- [Instructions for the task]: Start with the line that contains "Recreate this image" and end with the line that contains "plt.rcParams['font.family'] = ['Liberation"; retype those lines and the ones between them exactly, without any pictures.

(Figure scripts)
......

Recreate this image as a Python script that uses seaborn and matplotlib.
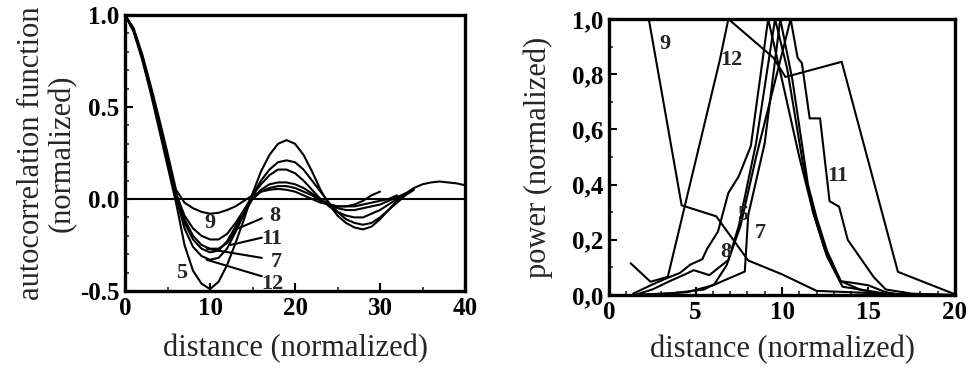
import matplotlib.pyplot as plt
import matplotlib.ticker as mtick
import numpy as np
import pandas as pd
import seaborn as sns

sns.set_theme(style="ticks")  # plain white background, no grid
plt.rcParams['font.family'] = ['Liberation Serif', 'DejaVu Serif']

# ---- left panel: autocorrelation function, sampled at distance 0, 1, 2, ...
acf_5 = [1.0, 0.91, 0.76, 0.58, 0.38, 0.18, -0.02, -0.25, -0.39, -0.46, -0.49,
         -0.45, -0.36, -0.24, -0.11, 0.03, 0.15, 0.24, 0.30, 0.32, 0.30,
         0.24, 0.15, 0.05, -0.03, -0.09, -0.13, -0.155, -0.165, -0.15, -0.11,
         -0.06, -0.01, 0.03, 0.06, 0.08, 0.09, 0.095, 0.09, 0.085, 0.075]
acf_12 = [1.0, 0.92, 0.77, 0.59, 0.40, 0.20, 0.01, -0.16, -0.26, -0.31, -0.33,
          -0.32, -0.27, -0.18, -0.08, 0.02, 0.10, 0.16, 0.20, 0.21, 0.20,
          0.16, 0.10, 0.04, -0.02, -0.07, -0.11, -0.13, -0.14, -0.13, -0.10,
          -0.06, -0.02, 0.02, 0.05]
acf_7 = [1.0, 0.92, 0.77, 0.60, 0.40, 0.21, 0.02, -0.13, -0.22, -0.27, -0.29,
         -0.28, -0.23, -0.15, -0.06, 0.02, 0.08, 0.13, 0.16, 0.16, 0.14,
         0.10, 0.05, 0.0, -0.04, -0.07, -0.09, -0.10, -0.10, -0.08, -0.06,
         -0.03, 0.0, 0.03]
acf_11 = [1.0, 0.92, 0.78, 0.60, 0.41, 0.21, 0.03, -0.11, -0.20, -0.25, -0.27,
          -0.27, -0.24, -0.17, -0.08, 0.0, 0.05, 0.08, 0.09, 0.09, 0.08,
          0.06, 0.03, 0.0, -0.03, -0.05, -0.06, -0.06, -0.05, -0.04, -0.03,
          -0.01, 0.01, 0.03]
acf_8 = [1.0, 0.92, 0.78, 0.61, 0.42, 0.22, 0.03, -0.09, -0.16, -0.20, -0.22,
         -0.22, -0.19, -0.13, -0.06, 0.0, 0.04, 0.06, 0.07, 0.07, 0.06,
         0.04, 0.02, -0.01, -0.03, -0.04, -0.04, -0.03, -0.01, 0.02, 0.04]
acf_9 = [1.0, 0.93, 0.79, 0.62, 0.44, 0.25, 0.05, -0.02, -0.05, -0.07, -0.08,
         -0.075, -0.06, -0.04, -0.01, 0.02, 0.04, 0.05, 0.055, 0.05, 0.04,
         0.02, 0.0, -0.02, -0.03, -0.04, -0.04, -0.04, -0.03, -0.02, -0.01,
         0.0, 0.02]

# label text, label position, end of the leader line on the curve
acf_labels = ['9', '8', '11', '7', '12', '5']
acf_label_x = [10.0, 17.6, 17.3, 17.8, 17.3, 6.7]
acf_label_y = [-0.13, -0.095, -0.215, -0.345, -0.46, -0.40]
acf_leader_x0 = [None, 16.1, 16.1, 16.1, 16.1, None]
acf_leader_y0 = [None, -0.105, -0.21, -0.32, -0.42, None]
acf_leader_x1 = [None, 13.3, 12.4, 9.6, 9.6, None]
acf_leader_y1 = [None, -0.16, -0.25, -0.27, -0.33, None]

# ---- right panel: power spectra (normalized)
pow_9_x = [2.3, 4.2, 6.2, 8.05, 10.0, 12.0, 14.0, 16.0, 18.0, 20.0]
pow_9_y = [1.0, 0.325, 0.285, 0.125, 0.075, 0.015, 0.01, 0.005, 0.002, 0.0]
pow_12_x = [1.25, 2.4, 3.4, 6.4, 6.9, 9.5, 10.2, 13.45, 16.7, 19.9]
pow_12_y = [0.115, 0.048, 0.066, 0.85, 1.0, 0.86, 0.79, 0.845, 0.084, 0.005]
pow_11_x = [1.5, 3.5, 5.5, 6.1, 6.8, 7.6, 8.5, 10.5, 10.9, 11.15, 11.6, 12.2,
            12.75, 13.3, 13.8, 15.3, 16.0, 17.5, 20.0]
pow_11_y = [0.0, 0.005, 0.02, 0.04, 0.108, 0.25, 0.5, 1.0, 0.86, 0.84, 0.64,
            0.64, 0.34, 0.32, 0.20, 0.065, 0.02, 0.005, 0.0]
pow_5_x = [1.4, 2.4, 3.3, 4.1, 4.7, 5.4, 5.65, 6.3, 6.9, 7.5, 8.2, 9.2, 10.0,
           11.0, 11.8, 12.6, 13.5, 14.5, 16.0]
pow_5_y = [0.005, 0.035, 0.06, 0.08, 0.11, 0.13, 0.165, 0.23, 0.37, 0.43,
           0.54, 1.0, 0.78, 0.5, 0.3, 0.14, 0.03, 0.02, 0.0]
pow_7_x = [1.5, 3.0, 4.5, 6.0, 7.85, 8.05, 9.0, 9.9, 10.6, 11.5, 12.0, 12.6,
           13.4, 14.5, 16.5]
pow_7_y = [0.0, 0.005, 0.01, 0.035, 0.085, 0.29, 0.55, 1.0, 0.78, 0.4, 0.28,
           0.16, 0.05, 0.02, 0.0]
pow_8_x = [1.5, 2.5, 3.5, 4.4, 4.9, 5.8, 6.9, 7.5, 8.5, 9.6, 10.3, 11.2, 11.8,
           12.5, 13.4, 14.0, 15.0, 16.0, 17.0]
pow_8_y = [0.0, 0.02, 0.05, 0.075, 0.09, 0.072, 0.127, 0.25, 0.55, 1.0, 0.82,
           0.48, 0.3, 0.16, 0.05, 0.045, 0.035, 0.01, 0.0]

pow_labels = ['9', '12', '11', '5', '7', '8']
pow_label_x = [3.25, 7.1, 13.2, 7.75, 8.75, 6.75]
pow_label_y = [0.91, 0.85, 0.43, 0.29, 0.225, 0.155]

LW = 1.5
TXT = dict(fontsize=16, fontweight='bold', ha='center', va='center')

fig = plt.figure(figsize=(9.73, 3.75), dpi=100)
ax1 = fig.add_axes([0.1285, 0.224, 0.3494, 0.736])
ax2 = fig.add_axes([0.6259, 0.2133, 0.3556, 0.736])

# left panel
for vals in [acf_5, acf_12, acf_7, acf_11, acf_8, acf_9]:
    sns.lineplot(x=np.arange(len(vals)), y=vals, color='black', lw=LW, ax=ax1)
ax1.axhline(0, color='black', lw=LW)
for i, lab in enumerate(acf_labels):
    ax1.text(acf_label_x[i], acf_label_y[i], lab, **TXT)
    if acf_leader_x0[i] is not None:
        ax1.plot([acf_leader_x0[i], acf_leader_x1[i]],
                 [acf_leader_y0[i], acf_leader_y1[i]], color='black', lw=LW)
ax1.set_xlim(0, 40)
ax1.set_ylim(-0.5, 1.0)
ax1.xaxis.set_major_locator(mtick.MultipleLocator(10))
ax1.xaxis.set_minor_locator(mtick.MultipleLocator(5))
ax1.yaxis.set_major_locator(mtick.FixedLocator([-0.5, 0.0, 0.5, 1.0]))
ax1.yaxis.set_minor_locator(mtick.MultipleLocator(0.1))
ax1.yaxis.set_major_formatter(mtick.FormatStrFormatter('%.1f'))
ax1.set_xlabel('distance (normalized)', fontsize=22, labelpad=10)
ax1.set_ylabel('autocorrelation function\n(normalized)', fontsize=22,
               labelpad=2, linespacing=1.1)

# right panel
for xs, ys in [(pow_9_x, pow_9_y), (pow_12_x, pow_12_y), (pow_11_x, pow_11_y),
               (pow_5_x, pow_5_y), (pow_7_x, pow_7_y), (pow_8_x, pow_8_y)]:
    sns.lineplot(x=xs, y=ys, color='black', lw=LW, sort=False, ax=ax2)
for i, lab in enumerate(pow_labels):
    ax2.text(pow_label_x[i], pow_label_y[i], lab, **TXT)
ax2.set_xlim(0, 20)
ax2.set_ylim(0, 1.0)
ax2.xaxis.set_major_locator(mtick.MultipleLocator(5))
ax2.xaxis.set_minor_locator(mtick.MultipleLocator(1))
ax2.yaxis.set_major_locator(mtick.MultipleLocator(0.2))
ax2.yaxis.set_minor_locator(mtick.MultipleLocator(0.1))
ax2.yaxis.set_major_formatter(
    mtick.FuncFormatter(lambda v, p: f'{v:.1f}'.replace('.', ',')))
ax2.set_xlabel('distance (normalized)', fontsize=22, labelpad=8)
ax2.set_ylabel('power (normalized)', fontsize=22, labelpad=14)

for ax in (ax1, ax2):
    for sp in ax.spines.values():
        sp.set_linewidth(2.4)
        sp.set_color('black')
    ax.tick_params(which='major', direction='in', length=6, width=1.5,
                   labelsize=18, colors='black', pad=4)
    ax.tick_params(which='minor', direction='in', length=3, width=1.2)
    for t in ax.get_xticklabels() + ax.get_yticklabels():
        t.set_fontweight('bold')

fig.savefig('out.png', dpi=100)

......

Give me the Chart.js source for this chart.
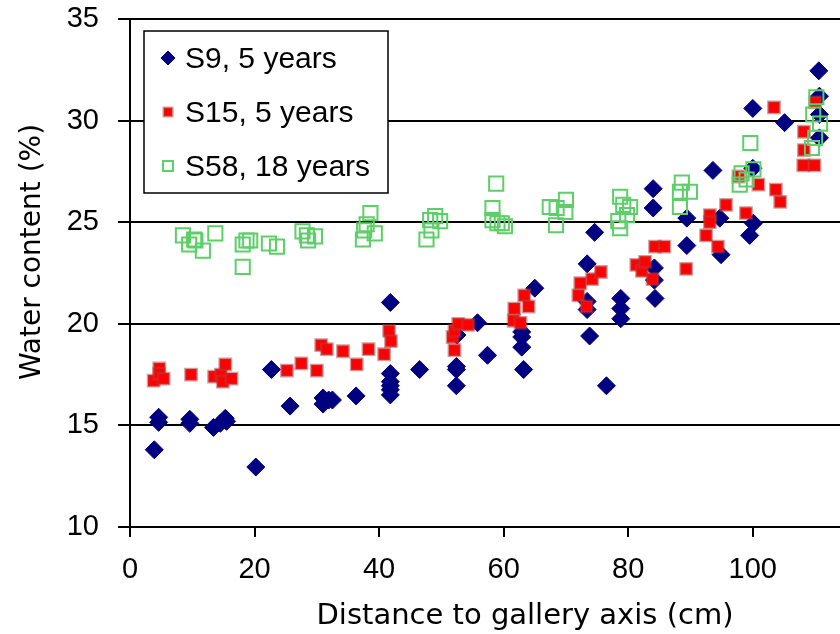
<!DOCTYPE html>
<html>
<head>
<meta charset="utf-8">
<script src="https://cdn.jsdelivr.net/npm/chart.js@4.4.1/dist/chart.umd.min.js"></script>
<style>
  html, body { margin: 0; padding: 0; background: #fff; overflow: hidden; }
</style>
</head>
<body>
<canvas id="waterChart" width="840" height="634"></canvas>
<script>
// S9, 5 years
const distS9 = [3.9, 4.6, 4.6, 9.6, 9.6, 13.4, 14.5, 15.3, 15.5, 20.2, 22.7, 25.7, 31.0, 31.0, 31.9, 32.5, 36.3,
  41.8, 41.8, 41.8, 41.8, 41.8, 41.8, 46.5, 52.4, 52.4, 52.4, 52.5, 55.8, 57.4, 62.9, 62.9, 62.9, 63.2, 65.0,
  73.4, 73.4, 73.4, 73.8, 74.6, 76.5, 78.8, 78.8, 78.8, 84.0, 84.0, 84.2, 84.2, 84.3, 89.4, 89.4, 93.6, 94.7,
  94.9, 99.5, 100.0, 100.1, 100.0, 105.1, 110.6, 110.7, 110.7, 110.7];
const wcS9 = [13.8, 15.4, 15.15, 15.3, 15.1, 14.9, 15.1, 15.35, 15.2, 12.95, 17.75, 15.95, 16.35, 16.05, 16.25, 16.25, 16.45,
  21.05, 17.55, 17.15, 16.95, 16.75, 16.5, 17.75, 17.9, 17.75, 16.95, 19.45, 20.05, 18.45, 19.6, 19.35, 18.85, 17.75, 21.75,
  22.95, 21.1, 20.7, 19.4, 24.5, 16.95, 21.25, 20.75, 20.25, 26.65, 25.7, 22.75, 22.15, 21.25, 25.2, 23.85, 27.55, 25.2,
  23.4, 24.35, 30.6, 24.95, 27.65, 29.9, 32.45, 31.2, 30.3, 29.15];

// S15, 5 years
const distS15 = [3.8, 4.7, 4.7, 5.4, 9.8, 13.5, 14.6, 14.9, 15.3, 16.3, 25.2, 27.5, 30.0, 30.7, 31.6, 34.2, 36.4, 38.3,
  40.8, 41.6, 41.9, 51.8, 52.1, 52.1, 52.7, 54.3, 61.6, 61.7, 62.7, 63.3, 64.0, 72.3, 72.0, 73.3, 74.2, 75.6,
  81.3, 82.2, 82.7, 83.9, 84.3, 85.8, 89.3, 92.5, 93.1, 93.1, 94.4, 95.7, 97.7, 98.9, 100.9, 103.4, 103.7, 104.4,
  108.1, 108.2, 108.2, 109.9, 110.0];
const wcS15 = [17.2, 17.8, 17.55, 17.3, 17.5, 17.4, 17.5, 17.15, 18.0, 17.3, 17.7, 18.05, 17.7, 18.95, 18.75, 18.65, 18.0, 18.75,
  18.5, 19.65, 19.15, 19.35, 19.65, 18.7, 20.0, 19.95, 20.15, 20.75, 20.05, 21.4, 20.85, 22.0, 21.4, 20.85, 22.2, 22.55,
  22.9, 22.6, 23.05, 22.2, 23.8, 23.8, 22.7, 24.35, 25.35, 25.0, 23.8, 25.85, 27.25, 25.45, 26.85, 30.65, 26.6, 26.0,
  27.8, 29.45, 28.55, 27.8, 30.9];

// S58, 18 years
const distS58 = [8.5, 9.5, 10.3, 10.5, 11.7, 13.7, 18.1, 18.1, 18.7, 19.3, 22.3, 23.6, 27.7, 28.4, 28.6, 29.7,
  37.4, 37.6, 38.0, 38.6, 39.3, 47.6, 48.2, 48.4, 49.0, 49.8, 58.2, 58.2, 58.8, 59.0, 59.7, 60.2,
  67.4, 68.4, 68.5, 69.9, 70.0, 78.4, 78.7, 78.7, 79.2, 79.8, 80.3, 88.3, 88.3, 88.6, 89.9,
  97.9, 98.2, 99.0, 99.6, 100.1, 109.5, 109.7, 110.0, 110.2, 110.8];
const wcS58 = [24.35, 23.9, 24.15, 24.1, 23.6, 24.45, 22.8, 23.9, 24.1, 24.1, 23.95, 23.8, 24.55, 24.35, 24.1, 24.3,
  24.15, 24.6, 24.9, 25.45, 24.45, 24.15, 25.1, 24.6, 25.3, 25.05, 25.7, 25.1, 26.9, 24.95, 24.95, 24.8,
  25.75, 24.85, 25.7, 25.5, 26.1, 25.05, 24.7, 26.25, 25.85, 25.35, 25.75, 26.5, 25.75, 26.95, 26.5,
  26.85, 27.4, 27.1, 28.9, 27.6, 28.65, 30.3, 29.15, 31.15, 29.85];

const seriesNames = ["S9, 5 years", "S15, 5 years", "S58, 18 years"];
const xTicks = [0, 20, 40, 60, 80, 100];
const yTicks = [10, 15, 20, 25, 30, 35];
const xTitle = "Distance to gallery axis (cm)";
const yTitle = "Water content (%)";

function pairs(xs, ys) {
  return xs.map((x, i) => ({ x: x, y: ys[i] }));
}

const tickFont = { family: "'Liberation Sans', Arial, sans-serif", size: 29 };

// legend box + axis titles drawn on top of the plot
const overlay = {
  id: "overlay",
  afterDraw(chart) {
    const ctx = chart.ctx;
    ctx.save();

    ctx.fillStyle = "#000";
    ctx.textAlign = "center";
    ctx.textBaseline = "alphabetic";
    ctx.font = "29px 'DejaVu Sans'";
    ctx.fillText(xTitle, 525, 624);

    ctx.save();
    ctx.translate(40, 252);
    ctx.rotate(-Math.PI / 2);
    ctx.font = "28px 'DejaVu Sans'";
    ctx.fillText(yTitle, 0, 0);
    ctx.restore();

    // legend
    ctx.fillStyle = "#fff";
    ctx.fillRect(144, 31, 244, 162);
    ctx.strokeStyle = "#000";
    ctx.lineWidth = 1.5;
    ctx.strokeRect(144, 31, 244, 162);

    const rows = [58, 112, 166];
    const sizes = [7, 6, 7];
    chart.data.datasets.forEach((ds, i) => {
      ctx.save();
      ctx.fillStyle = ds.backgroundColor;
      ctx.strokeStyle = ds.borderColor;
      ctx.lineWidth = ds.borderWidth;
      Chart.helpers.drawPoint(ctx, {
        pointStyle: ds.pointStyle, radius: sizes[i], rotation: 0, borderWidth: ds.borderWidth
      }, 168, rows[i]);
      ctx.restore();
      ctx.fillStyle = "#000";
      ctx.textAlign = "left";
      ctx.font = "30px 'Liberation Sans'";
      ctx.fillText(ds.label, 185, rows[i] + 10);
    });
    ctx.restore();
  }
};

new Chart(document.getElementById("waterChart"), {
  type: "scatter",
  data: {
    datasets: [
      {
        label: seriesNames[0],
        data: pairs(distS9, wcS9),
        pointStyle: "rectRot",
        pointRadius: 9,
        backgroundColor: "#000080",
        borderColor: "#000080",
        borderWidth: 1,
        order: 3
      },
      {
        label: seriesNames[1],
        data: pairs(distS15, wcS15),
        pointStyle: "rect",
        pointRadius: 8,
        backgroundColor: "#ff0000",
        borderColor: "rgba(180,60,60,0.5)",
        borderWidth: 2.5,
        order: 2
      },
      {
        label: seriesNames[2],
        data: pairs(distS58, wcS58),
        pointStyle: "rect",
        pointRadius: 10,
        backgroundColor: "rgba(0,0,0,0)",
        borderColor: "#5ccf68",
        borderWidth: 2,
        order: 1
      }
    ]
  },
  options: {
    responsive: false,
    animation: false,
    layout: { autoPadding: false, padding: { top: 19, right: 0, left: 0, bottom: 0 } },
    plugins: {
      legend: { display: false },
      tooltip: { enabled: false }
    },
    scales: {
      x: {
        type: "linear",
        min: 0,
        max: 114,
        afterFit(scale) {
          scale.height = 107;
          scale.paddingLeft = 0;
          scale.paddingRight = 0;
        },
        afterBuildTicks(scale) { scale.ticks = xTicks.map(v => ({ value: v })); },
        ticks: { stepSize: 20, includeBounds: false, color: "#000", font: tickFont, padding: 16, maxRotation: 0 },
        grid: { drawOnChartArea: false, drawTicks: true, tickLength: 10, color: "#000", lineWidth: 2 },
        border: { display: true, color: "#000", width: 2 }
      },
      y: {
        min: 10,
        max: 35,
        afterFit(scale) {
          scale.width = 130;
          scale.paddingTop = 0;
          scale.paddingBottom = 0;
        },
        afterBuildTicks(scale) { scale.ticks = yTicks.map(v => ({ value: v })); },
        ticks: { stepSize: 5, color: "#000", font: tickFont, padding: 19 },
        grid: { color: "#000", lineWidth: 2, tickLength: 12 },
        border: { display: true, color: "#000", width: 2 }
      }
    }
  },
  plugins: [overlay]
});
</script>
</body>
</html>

......

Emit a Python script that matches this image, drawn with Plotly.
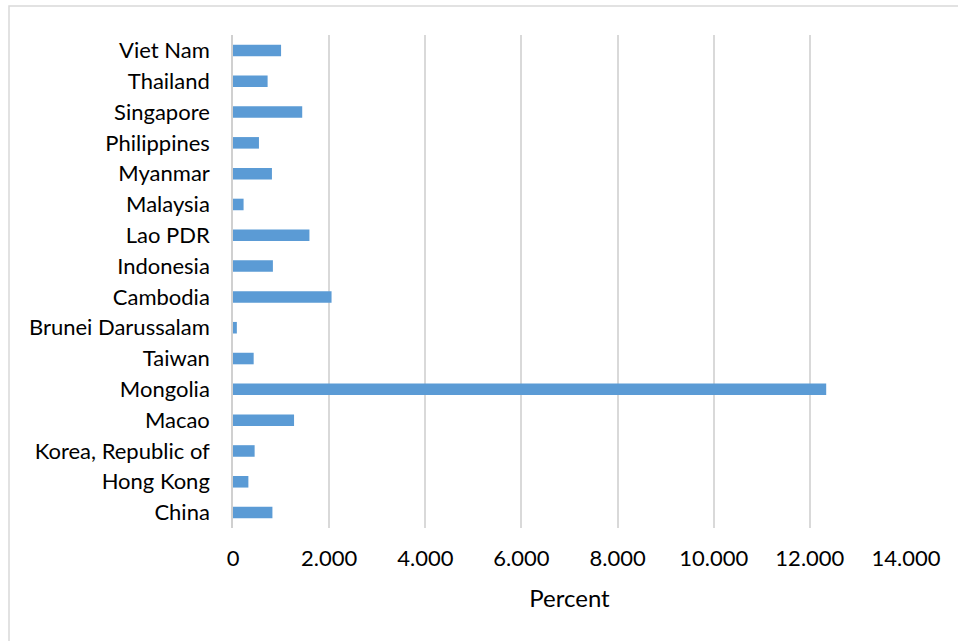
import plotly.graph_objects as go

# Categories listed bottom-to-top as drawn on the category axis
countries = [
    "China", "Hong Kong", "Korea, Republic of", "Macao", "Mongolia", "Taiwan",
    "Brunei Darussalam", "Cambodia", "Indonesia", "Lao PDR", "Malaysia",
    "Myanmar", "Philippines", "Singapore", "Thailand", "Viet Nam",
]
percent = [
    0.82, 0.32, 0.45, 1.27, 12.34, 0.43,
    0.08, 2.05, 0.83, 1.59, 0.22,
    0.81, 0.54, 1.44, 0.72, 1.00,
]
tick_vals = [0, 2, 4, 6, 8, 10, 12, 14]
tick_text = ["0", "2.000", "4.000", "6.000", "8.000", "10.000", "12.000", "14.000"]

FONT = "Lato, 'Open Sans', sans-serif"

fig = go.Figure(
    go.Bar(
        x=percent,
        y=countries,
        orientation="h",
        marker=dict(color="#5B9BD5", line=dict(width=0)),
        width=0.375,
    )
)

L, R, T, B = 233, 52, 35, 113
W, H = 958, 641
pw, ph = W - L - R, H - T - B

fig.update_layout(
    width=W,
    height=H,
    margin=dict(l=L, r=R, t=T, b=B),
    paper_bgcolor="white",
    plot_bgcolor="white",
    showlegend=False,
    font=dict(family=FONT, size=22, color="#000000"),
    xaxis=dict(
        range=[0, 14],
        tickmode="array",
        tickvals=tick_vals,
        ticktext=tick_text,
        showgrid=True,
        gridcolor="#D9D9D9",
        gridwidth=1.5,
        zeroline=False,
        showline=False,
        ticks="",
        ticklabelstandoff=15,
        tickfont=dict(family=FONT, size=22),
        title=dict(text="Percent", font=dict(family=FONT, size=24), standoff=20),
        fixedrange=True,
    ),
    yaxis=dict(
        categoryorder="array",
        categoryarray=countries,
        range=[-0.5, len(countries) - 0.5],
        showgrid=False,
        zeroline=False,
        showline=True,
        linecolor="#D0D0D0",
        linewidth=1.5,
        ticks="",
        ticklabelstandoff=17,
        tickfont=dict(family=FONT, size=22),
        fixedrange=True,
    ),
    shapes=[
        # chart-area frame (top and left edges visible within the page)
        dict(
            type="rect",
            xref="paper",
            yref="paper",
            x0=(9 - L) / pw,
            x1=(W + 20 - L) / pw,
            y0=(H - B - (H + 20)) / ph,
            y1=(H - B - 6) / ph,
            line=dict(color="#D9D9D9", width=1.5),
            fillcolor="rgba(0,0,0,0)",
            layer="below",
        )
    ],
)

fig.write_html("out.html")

......

- [Response to this task]:
Recreate this image as a Python script that uses seaborn and matplotlib.
import matplotlib.pyplot as plt
import matplotlib.ticker as mtick
import numpy as np
import pandas as pd
import seaborn as sns

sns.set_theme(style="ticks")  # plain white background, no grid
plt.rcParams['font.family'] = ['Liberation Serif', 'DejaVu Serif']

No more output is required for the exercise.